* What to produce *
Extract the lines from the start through the line that holds "(0,0) rectangle (1813,634);", both included, omitting all images.

* Data lines *
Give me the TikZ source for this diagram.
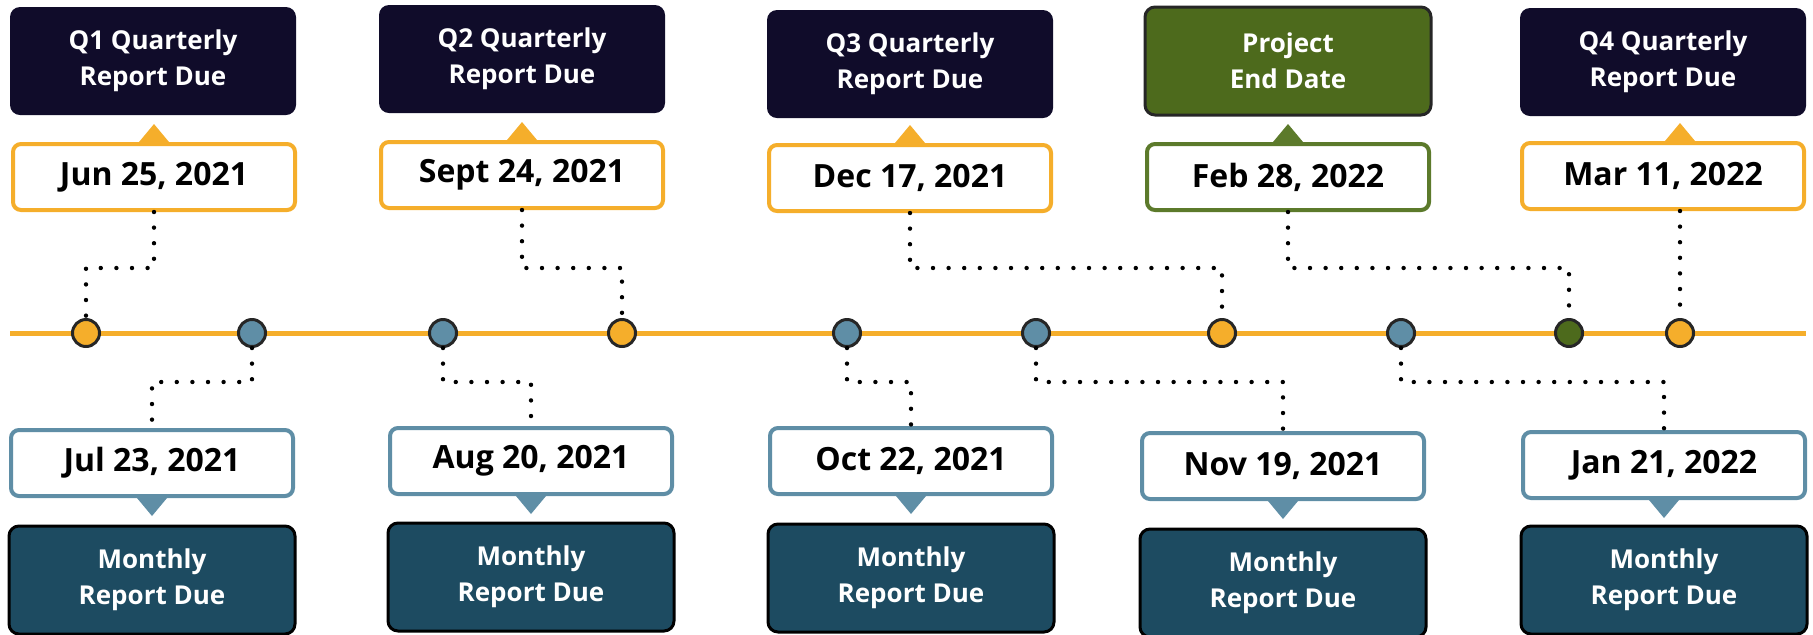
\documentclass[tikz,border=0pt]{standalone}
\usepackage{fontspec}
\setmainfont{Open Sans}
\usetikzlibrary{positioning}

\definecolor{navy}{HTML}{100C2A}
\definecolor{gold}{HTML}{F5AE2B}
\definecolor{steel}{HTML}{5F8EA6}
\definecolor{monthblue}{HTML}{1D4B61}
\definecolor{endgreen}{HTML}{4D6A1C}
\definecolor{endline}{HTML}{5C7A2B}

\tikzset{head/.style = {rounded corners=5pt, minimum width=143pt,
                        minimum height=54pt, align=center, text=white,
                        font=\fontsize{13}{18}\selectfont\bfseries}}
\tikzset{quarter/.style = {head, fill=navy}}
\tikzset{monthly/.style = {head, fill=monthblue, draw=black, line width=1.5pt}}
\tikzset{finish/.style = {head, fill=endgreen, draw=black!85, line width=1.5pt}}
\tikzset{datebox/.style = {rounded corners=4pt, fill=white, draw=#1,
                           line width=2pt, minimum width=141pt,
                           minimum height=33pt,
                           font=\fontsize{16}{18}\selectfont\bfseries}}
\tikzset{dotnode/.style = {circle, draw=black!85, line width=1.5pt, fill=#1,
                           inner sep=0pt, minimum size=13.5pt}}
\tikzset{leader/.style = {line width=2.2pt, line cap=round,
                          dash pattern=on 0pt off 7.8pt}}

\begin{document}
\begin{tikzpicture}[x=0.5pt, y=-0.5pt]
  \useasboundingbox (0,0) rectangle (1813,634);

  % the time axis
  \draw[gold, line width=2.5pt] (10,333) -- (1806,333);
  \foreach \n/\x/\c in {1/86/gold, 2/252/steel, 3/443/steel, 4/622/gold,
                        5/847/steel, 6/1036/steel, 7/1222/gold,
                        8/1401/steel, 9/1569/endgreen, 10/1680/gold}
    \node[dotnode=\c] (d\n) at (\x,333) {};

  % quarterly milestones above the axis
  \node[quarter] (q1) at (153,61) {Q1 Quarterly\\Report Due};
  \node[datebox=gold] (jun) at (154,177) {Jun 25, 2021};
  \node[quarter] (q2) at (522,59) {Q2 Quarterly\\Report Due};
  \node[datebox=gold] (sep) at (522,175) {Sept 24, 2021};
  \node[quarter] (q3) at (910,64) {Q3 Quarterly\\Report Due};
  \node[datebox=gold] (dec) at (910,178) {Dec 17, 2021};
  \node[finish] (proj) at (1288,61) {Project\\End Date};
  \node[datebox=endline] (feb) at (1288,177) {Feb 28, 2022};
  \node[quarter] (q4) at (1663,62) {Q4 Quarterly\\Report Due};
  \node[datebox=gold] (mar) at (1663,176) {Mar 11, 2022};

  % monthly milestones below the axis
  \node[datebox=steel] (jul) at (152,463) {Jul 23, 2021};
  \node[monthly] (m1) at (152,580) {Monthly\\Report Due};
  \node[datebox=steel] (aug) at (531,461) {Aug 20, 2021};
  \node[monthly] (m2) at (531,577) {Monthly\\Report Due};
  \node[datebox=steel] (oct) at (911,461) {Oct 22, 2021};
  \node[monthly] (m3) at (911,578) {Monthly\\Report Due};
  \node[datebox=steel] (nov) at (1283,466) {Nov 19, 2021};
  \node[monthly] (m4) at (1283,583) {Monthly\\Report Due};
  \node[datebox=steel] (jan) at (1664,465) {Jan 21, 2022};
  \node[monthly] (m5) at (1664,580) {Monthly\\Report Due};

  % little pointers on the date boxes
  \foreach \b/\c in {jun/gold, sep/gold, dec/gold, feb/endline}
    \fill[\c] ([xshift=-7.5pt]\b.north) -- ([xshift=7.5pt]\b.north)
      -- ([yshift=9pt]\b.north) -- cycle;
  \fill[gold] ([xshift=-7.5pt]mar.north -| d10) -- ([xshift=7.5pt]mar.north -| d10)
    -- ([yshift=9pt]mar.north -| d10) -- cycle;
  \foreach \b in {jul, aug, oct, nov, jan}
    \fill[steel] ([xshift=-7.5pt]\b.south) -- ([xshift=7.5pt]\b.south)
      -- ([yshift=-9pt]\b.south) -- cycle;

  % dotted leaders from dates to the axis
  \draw[leader] (jun.south) -- (jun.south |- 0,268) -| (d1.north);
  \draw[leader] (sep.south) -- (sep.south |- 0,268) -| (d4.north);
  \draw[leader] (dec.south) -- (dec.south |- 0,268) -| (d7.north);
  \draw[leader] (feb.south) -- (feb.south |- 0,268) -| (d9.north);
  \draw[leader] (mar.south -| d10) -- (d10.north);
  \draw[leader] (d2.south) -- (d2.south |- 0,382) -| (jul.north);
  \draw[leader] (d3.south) -- (d3.south |- 0,382) -| (aug.north);
  \draw[leader] (d5.south) -- (d5.south |- 0,382) -| (oct.north);
  \draw[leader] (d6.south) -- (d6.south |- 0,382) -| (nov.north);
  \draw[leader] (d8.south) -- (d8.south |- 0,382) -| (jan.north);
\end{tikzpicture}
\end{document}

* Answer to the exercise *
Give me the TikZ source for this diagram.
\documentclass[tikz,border=0pt]{standalone}
\usepackage{fontspec}
\setmainfont{Open Sans}
\usetikzlibrary{positioning}

\definecolor{navy}{HTML}{100C2A}
\definecolor{gold}{HTML}{F5AE2B}
\definecolor{steel}{HTML}{5F8EA6}
\definecolor{monthblue}{HTML}{1D4B61}
\definecolor{endgreen}{HTML}{4D6A1C}
\definecolor{endline}{HTML}{5C7A2B}

\tikzset{head/.style = {rounded corners=5pt, minimum width=143pt,
                        minimum height=54pt, align=center, text=white,
                        font=\fontsize{13}{18}\selectfont\bfseries}}
\tikzset{quarter/.style = {head, fill=navy}}
\tikzset{monthly/.style = {head, fill=monthblue, draw=black, line width=1.5pt}}
\tikzset{finish/.style = {head, fill=endgreen, draw=black!85, line width=1.5pt}}
\tikzset{datebox/.style = {rounded corners=4pt, fill=white, draw=#1,
                           line width=2pt, minimum width=141pt,
                           minimum height=33pt,
                           font=\fontsize{16}{18}\selectfont\bfseries}}
\tikzset{dotnode/.style = {circle, draw=black!85, line width=1.5pt, fill=#1,
                           inner sep=0pt, minimum size=13.5pt}}
\tikzset{leader/.style = {line width=2.2pt, line cap=round,
                          dash pattern=on 0pt off 7.8pt}}

\begin{document}
\begin{tikzpicture}[x=0.5pt, y=-0.5pt]
  \useasboundingbox (0,0) rectangle (1813,634);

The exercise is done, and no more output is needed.